Tax Deferral in an Annuity Contract

Ever wonder if there’s an advantage to using after-tax dollars within an indexed annuity?

You’re on the right track

Watch below as Lou Aarons explains how using after-tax dollars works for you with regard to tax deferral in an annuity contract.

Transcript:

Hi, it’s Lou Aarons again, I’m one of the partners at Secure Retirement Strategies. I want to talk to you about tax deferral in an annuity contract. That’s one of the benefits that an annuity contract offers. If you’re using after- tax dollars, those non-qualified or dollars you’ve already paid tax on all the growth in your annuity contract is tax deferred until you take distributions.
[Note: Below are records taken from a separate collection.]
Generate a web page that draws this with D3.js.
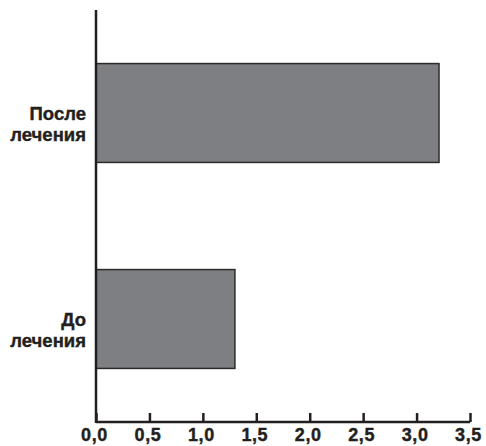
<!DOCTYPE html>
<html>
<head>
  <meta charset="utf-8">
  <script src="https://d3js.org/d3.v7.min.js"></script>
  <style>
    body { margin: 0; background: #fff; }
    text { font-family: "Liberation Sans", Arial, sans-serif; font-weight: bold; fill: #231f20; stroke: #231f20; stroke-width: 0.4px; }
  </style>
</head>
<body>
  <svg id="chart" width="486" height="446"></svg>
  <script>
    // data
    const categories = [["После", "лечения"], ["До", "лечения"]];
    const values = [3.21, 1.30];
    const xTicks = [0, 0.5, 1, 1.5, 2, 2.5, 3, 3.5];

    const svg = d3.select('svg#chart');
    const margins = { left: 96, right: 470, top: 10, bottom: 422 };

    const xScale = d3.scaleLinear().domain([0, 3.5]).range([margins.left, margins.right]);
    const yScale = d3.scaleBand()
      .domain(categories.map(d => d.join(' ')))
      .range([margins.top, margins.bottom])
      .paddingInner(0.52)
      .paddingOuter(0.26);

    const data = categories.map((c, i) => ({ key: c.join(' '), lines: c, value: values[i] }));

    // bars
    svg.selectAll('rect.bar').data(data)
      .join('rect')
      .attr('class', 'bar')
      .attr('x', xScale(0))
      .attr('y', d => yScale(d.key))
      .attr('width', d => xScale(d.value) - xScale(0))
      .attr('height', yScale.bandwidth())
      .attr('fill', '#7e7f83')
      .attr('stroke', '#2b2a2c')
      .attr('stroke-width', 1.5);

    // x axis
    const bottomAxis = d3.axisBottom(xScale)
      .tickValues(xTicks)
      .tickSizeInner(-9)
      .tickSizeOuter(0)
      .tickFormat(d => d3.format('.1f')(d).replace('.', ','));
    const gx = svg.append('g')
      .attr('transform', `translate(0,${margins.bottom})`)
      .call(bottomAxis);
    gx.select('.domain').attr('stroke', '#231f20').attr('stroke-width', 2.5)
      .attr('d', `M${margins.left},0H${margins.right}`);
    gx.selectAll('.tick line').attr('stroke', '#231f20').attr('stroke-width', 2.5);
    gx.selectAll('.tick text')
      .attr('x', -2)
      .attr('y', 6)
      .attr('dy', '0.71em')
      .style('font-size', '18px')
      .style('letter-spacing', '0.6px');

    // y axis line
    svg.append('line')
      .attr('x1', margins.left).attr('x2', margins.left)
      .attr('y1', margins.top).attr('y2', margins.bottom + 1)
      .attr('stroke', '#231f20')
      .attr('stroke-width', 2.5);

    // category labels
    const labels = svg.selectAll('text.cat').data(data)
      .join('text')
      .attr('class', 'cat')
      .attr('text-anchor', 'end')
      .style('font-size', '18.5px');
    labels.selectAll('tspan').data(d => d.lines.map((l, j) => ({ l, j, key: d.key })))
      .join('tspan')
      .attr('x', 86)
      .attr('y', t => yScale(t.key) + yScale.bandwidth() / 2 + 6.5 + t.j * 21)
      .text(t => t.l);
  </script>
</body>
</html>
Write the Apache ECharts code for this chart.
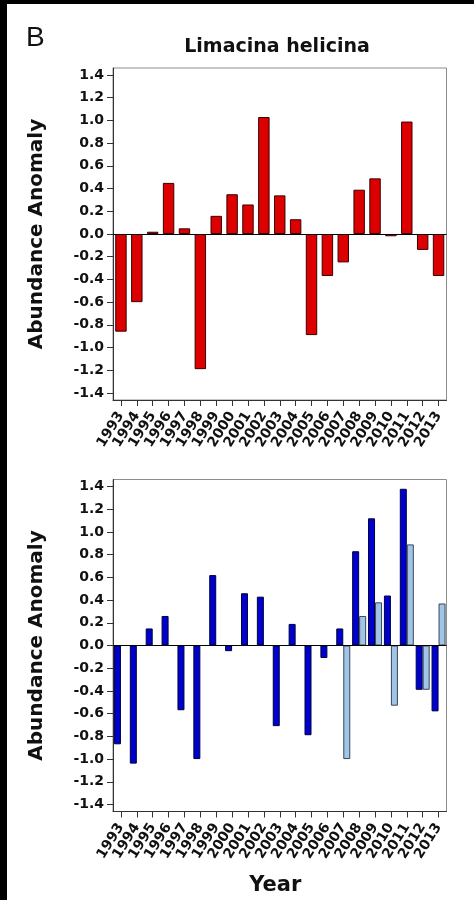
<!DOCTYPE html>
<html>
<head>
<meta charset="utf-8">
<script src="https://cdn.jsdelivr.net/npm/echarts@6/dist/echarts.min.js"></script>
<style>
  html, body { margin: 0; padding: 0; background: #fff; }
  #chart { width: 474px; height: 900px; }
</style>
</head>
<body>
<div id="chart"></div>
<script>
// Survey years shared by both panels
const years = ['1993','1994','1995','1996','1997','1998','1999','2000','2001','2002','2003',
               '2004','2005','2006','2007','2008','2009','2010','2011','2012','2013'];

// Panel 1: Limacina helicina abundance anomaly
const topAnomaly = [-0.86, -0.60, 0.02, 0.45, 0.05, -1.19, 0.16, 0.35, 0.26, 1.03, 0.34,
                    0.13, -0.89, -0.37, -0.25, 0.39, 0.49, -0.02, 0.99, -0.14, -0.37];

// Panel 2: two sampling series (dark and light bars)
const lowerDark = [-0.87, -1.04, 0.15, 0.26, -0.57, -1.00, 0.62, -0.05, 0.46, 0.43, -0.71,
                   0.19, -0.79, -0.11, 0.15, 0.83, 1.12, 0.44, 1.38, -0.39, -0.58];
const lowerLight = [null, null, null, null, null, null, null, null, null, null, null,
                    null, null, null, -1.00, 0.26, 0.38, -0.53, 0.89, -0.39, 0.37];

// Tick values on the anomaly axes
const yTicks = [-1.4, -1.2, -1.0, -0.8, -0.6, -0.4, -0.2, 0.0, 0.2, 0.4, 0.6, 0.8, 1.0, 1.2, 1.4];

const FONT = 'DejaVu Sans';
const AXIS_PAD = 1.4616;

function makeX(gridIndex, withName) {
  return {
    type: 'category',
    gridIndex: gridIndex,
    data: years,
    boundaryGap: true,
    axisLine: { show: true, onZero: false, lineStyle: { color: '#333', width: 1 } },
    axisTick: { show: true, alignWithLabel: true, length: 6, lineStyle: { color: '#333' } },
    axisLabel: {
      interval: 0, rotate: 58, margin: 13,
      fontFamily: FONT, fontWeight: 'bold', fontSize: 14, color: '#111'
    },
    splitLine: { show: false },
    name: withName ? 'Year' : '',
    nameLocation: 'middle',
    nameGap: 64,
    nameTextStyle: { fontFamily: FONT, fontWeight: 'bold', fontSize: 21, color: '#111',
                     verticalAlign: 'top', padding: [0, 9, 0, 0] }
  };
}

function makeY(gridIndex) {
  return {
    type: 'value',
    gridIndex: gridIndex,
    min: -AXIS_PAD,
    max: AXIS_PAD,
    axisLine: { show: true, lineStyle: { color: '#333', width: 1 } },
    axisTick: { show: true, inside: false, length: 6, customValues: yTicks, lineStyle: { color: '#333' } },
    axisLabel: {
      customValues: yTicks,
      formatter: function (v) { return Number(v).toFixed(1); },
      margin: 9,
      fontFamily: FONT, fontWeight: 'bold', fontSize: 14, color: '#111'
    },
    splitLine: { show: false },
    name: 'Abundance Anomaly',
    nameLocation: 'middle',
    nameRotate: 90,
    nameGap: 66,
    nameTextStyle: { fontFamily: FONT, fontWeight: 'bold', fontSize: 20, color: '#111' }
  };
}

const zeroLine = {
  silent: true,
  symbol: ['none', 'none'],
  label: { show: false },
  lineStyle: { color: '#000', width: 1, type: 'solid' },
  data: [{ yAxis: 0 }]
};

const option = {
  backgroundColor: '#fff',
  animation: false,
  grid: [
    { left: 113, top: 68, width: 333.5, height: 332, show: true, borderColor: '#8c8c8c', borderWidth: 1, containLabel: false },
    { left: 113, top: 479.5, width: 333.5, height: 332, show: true, borderColor: '#8c8c8c', borderWidth: 1, containLabel: false }
  ],
  xAxis: [makeX(0, false), makeX(1, true)],
  yAxis: [makeY(0), makeY(1)],
  series: [
    {
      type: 'bar', xAxisIndex: 0, yAxisIndex: 0,
      data: topAnomaly,
      barWidth: '72%',
      itemStyle: { color: '#dd0000', borderColor: '#3a0000', borderWidth: 1 },
      markLine: zeroLine
    },
    {
      type: 'bar', xAxisIndex: 1, yAxisIndex: 1,
      data: lowerDark,
      barWidth: 7, barGap: '0%',
      itemStyle: { color: '#0000cc', borderColor: '#000040', borderWidth: 1 },
      markLine: zeroLine
    },
    {
      type: 'bar', xAxisIndex: 1, yAxisIndex: 1,
      data: lowerLight,
      barWidth: 7, barGap: '0%',
      itemStyle: { color: '#9fc5e8', borderColor: '#3c4652', borderWidth: 1 }
    }
  ],
  graphic: [
    { type: 'rect', shape: { x: 0, y: 0, width: 7, height: 900 }, style: { fill: '#000' }, silent: true },
    { type: 'rect', shape: { x: 0, y: 0, width: 474, height: 4 }, style: { fill: '#000' }, silent: true },
    { type: 'text', left: 26, top: 24, silent: true,
      style: { text: 'B', fill: '#111', font: 'normal 28px "Liberation Sans"' } },
    { type: 'text', x: 277, y: 47, silent: true,
      style: { text: 'Limacina helicina', fill: '#111', font: 'bold 19px "DejaVu Sans"',
               align: 'center', verticalAlign: 'middle' } }
  ]
};

const chart = echarts.init(document.getElementById('chart'), null, { renderer: 'canvas' });
chart.setOption(option);
</script>
</body>
</html>
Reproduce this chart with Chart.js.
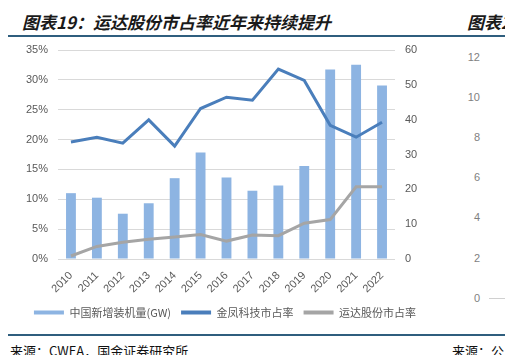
<!DOCTYPE html>
<html>
<head>
<meta charset="utf-8">
<script src="https://cdn.jsdelivr.net/npm/chart.js@4.4.1/dist/chart.umd.min.js"></script>
<style>
  html,body{margin:0;padding:0;background:#fff;}
  body{width:505px;height:355px;position:relative;overflow:hidden;font-family:"Noto Sans CJK SC","Liberation Sans",sans-serif;}
  #wrap{position:absolute;left:0;top:0;width:450px;height:328px;}
  .t{position:absolute;white-space:nowrap;}
  #title{left:22px;top:9px;font-size:17px;font-weight:bold;font-style:italic;color:#1a1a1a;}
  #title2{left:467px;top:9px;font-size:17px;font-weight:bold;font-style:italic;color:#1a1a1a;}
  .rule{position:absolute;left:8px;width:497px;height:2px;background:#2f5e7e;}
  .src{font-size:13px;color:#111;}
  .rax{font-family:"Liberation Sans",sans-serif;font-size:11px;color:#7f7f7f;width:20px;text-align:right;left:460px;}
</style>
</head>
<body>
<div id="title" class="t">图表19：运达股份市占率近年来持续提升</div>
<div id="title2" class="t">图表2</div>
<div class="rule" style="top:35px"></div>
<div id="wrap"><canvas id="c"></canvas></div>
<div class="rule" style="top:334px"></div>
<div class="t src" style="left:10px;top:341px;">来源：CWEA，国金证券研究所</div>
<div class="t src" style="left:452px;top:341px;">来源：公</div>
<div id="rpanel"></div>
<div style="position:absolute;left:489px;top:298px;width:16px;height:1px;background:#d0d0d0;"></div>
<script>
const categories = ["2010","2011","2012","2013","2014","2015","2016","2017","2018","2019","2020","2021","2022"];
const newInstalledGW = [18.9,17.6,13.0,16.0,23.2,30.6,23.4,19.6,21.1,26.7,54.4,55.8,49.8];
const goldwindShare = [19.6,20.4,19.4,23.3,18.9,25.2,27.1,26.6,31.8,29.9,22.4,20.4,22.9];
const yundaShare = [0.5,2.1,2.8,3.3,3.7,4.1,3.0,4.0,3.9,6.0,6.6,12.1,12.1];
const leftTicks = [0,5,10,15,20,25,30,35];
const rightTicks = [0,10,20,30,40,50,60];
const sidePanelTicks = ["12","10","8","6","4","2","0"];
const seriesNames = ["中国新增装机量(GW)","金凤科技市占率","运达股份市占率"];

// partial neighbouring panel axis labels
const rp = document.getElementById('rpanel');
sidePanelTicks.forEach((s,i)=>{
  const d=document.createElement('div');
  d.className='t rax';
  d.style.top=(51+i*40.1)+'px';
  d.textContent=s;
  rp.appendChild(d);
});

const tickFont = {family:"Liberation Sans", size:11};
const tickColor = "#595959";

new Chart(document.getElementById('c'), {
  data: {
    labels: categories,
    datasets: [
      {type:'bar', label:seriesNames[0], data:newInstalledGW, yAxisID:'y1',
       backgroundColor:'#8db4e2', borderWidth:0, categoryPercentage:1, barPercentage:0.38, order:2},
      {type:'line', label:seriesNames[1], data:goldwindShare, yAxisID:'y',
       borderColor:'#4a7ebb', backgroundColor:'#4a7ebb', borderWidth:3, pointRadius:0, tension:0, order:1},
      {type:'line', label:seriesNames[2], data:yundaShare, yAxisID:'y',
       borderColor:'#a5a5a5', backgroundColor:'#a5a5a5', borderWidth:3, pointRadius:0, tension:0, order:0}
    ]
  },
  options: {
    responsive:true, maintainAspectRatio:false, animation:false,
    devicePixelRatio:1,
    layout:{padding:{top:50,left:0,right:0,bottom:0}},
    plugins:{
      tooltip:{enabled:false},
      legend:{
        position:'bottom',
        labels:{
          boxWidth:30, boxHeight:4, padding:10, color:'#595959',
          font:{family:"Noto Sans CJK SC", size:11},
          generateLabels(chart){
            const items = Chart.defaults.plugins.legend.labels.generateLabels(chart);
            return items.map(it=>Object.assign(it,{lineWidth:0}))
                        .sort((a,b)=>a.datasetIndex-b.datasetIndex);
          }
        }
      }
    },
    scales:{
      x:{
        grid:{display:false}, border:{display:false},
        ticks:{color:tickColor, font:tickFont, maxRotation:45, minRotation:45, padding:2},
        afterFit(s){ s.height = 38; }
      },
      y:{
        position:'left', min:0, max:35,
        afterBuildTicks(s){ s.ticks = leftTicks.map(v=>({value:v})); },
        grid:{color:'#d9d9d9', lineWidth:1, drawTicks:false}, border:{display:false},
        ticks:{color:tickColor, font:tickFont, padding:10, callback:v=>v+'%'},
        afterFit(s){ s.width = 58; }
      },
      y1:{
        position:'right', min:0, max:60,
        afterBuildTicks(s){ s.ticks = rightTicks.map(v=>({value:v})); },
        grid:{drawOnChartArea:false, drawTicks:false}, border:{display:false},
        ticks:{color:tickColor, font:tickFont, padding:10},
        afterFit(s){ s.width = 55; }
      }
    }
  }
});
</script>
</body>
</html>
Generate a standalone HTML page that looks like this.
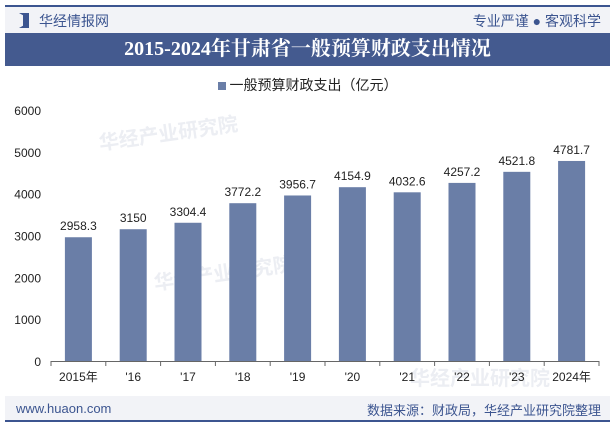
<!DOCTYPE html>
<html><head><meta charset="utf-8"><style>
body{margin:0;width:615px;height:427px;background:#fff;font-family:"Liberation Sans","Noto Sans CJK SC",sans-serif;position:relative;overflow:hidden}
.abs{position:absolute}
</style></head><body>
<div class="abs" style="left:5px;top:5px;width:605px;height:2px;background:#3c5590"></div>
<div class="abs" style="left:5px;top:7px;width:605px;height:26px;background:#f2f3f7"></div>
<div class="abs" style="left:19px;top:13px;width:10px;height:15px;background:#3c5590;clip-path:polygon(0 0,40% 15%,40% 85%,0 100%,100% 100%,100% 0)"></div>
<div class="abs" style="left:39px;top:11px;font-size:14px;color:#3c5590">华经情报网</div>
<div class="abs" style="right:14px;top:11px;font-size:14px;color:#3c5590">专业严谨 ● 客观科学</div>
<div class="abs" style="left:5px;top:33px;width:605px;height:33px;background:#445a8f;color:#fff;font-family:'Liberation Serif','Noto Serif CJK SC',serif;font-weight:bold;font-size:20px;text-align:center;line-height:33px">2015-2024年甘肃省一般预算财政支出情况</div>
<div class="abs" style="left:0;width:615px;top:75px;text-align:center;font-size:14px;color:#222"><span style="display:inline-block;width:8px;height:8px;background:#6a7ea7;margin-right:4px"></span>一般预算财政支出（亿元）</div>
<svg class="abs" style="left:0;top:0" width="615" height="427">
<g id="wm" fill="#eceef3" font-weight="bold" font-size="20">
<text x="100" y="150" transform="rotate(-8 100 150)">华经产业研究院</text>
<text x="155" y="290" transform="rotate(-8 155 290)">华经产业研究院</text>
<text x="410" y="385">华经产业研究院</text>
</g>
<g id="g"></g>
</svg>
<div class="abs" style="left:5px;top:396px;width:605px;height:24px;background:#f2f3f7"></div>
<div class="abs" style="left:5px;top:420px;width:605px;height:2px;background:#3c5590"></div>
<div class="abs" style="left:16px;top:401px;font-size:13px;color:#3c5590">www.huaon.com</div>
<div class="abs" style="right:14px;top:400px;font-size:13px;color:#3c5590">数据来源：财政局，华经产业研究院整理</div>
<script>
const categories=["2015年","'16","'17","'18","'19","'20","'21","'22","'23","2024年"];
const values=[2958.3,3150,3304.4,3772.2,3956.7,4154.9,4032.6,4257.2,4521.8,4781.7];
const labels=["2958.3","3150","3304.4","3772.2","3956.7","4154.9","4032.6","4257.2","4521.8","4781.7"];
const yTicks=[0,1000,2000,3000,4000,5000,6000];
const g=document.getElementById('g');const NS='http://www.w3.org/2000/svg';
const x0=51,x1=599,y0=361,y1=110,ymax=6000;
const bw=(x1-x0)/categories.length;
const Y=v=>y0-(v/ymax)*(y0-y1);
const X=i=>x0+bw*(i+0.5);
function mk(t,a){const e=document.createElementNS(NS,t);for(const k in a)e.setAttribute(k,a[k]);g.appendChild(e);return e;}
yTicks.forEach(v=>{const t=mk('text',{x:41,y:Y(v)+5,'text-anchor':'end','font-size':12,fill:'#222'});t.textContent=v;

});
const ax=mk('line',{x1:x0,x2:x1,y1:y0+0.5,y2:y0+0.5,stroke:'#666'});


for(let i=0;i<=categories.length;i++){const t=mk('line',{x1:x0+bw*i,x2:x0+bw*i,y1:y0,y2:y0+5,stroke:'#666'});

}
values.forEach((v,i)=>{
const r=mk('rect',{x:X(i)-13.5,y:Y(v),width:27,height:y0-Y(v),fill:'#6a7ea7'});


const t=mk('text',{x:X(i),y:Y(v)-7,'text-anchor':'middle','font-size':12,fill:'#222'});t.textContent=labels[i];


const c=mk('text',{x:X(i),y:381,'text-anchor':'middle','font-size':12,fill:'#222'});c.textContent=categories[i];


});
</script>
</body></html>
So while that account is growing, you do not have to worry about getting 1099s that you have to claim on your tax return and pushing your taxable income up. It’s much different than a certificate of deposit, which is going to give you that 1099. So know that that tax deferral exists. Now, if you were using IRA money, qualified money, it’s already tax deferred.

So putting it into an annuity contract is not going to give you additional tax deferral, but it will give you the benefits of utilizing an indexed annuity, with its protection from downside risk and its participation in an index without charging fees. So there are many benefits of the index annuity. Tax deferral on using after tax dollars is one of them.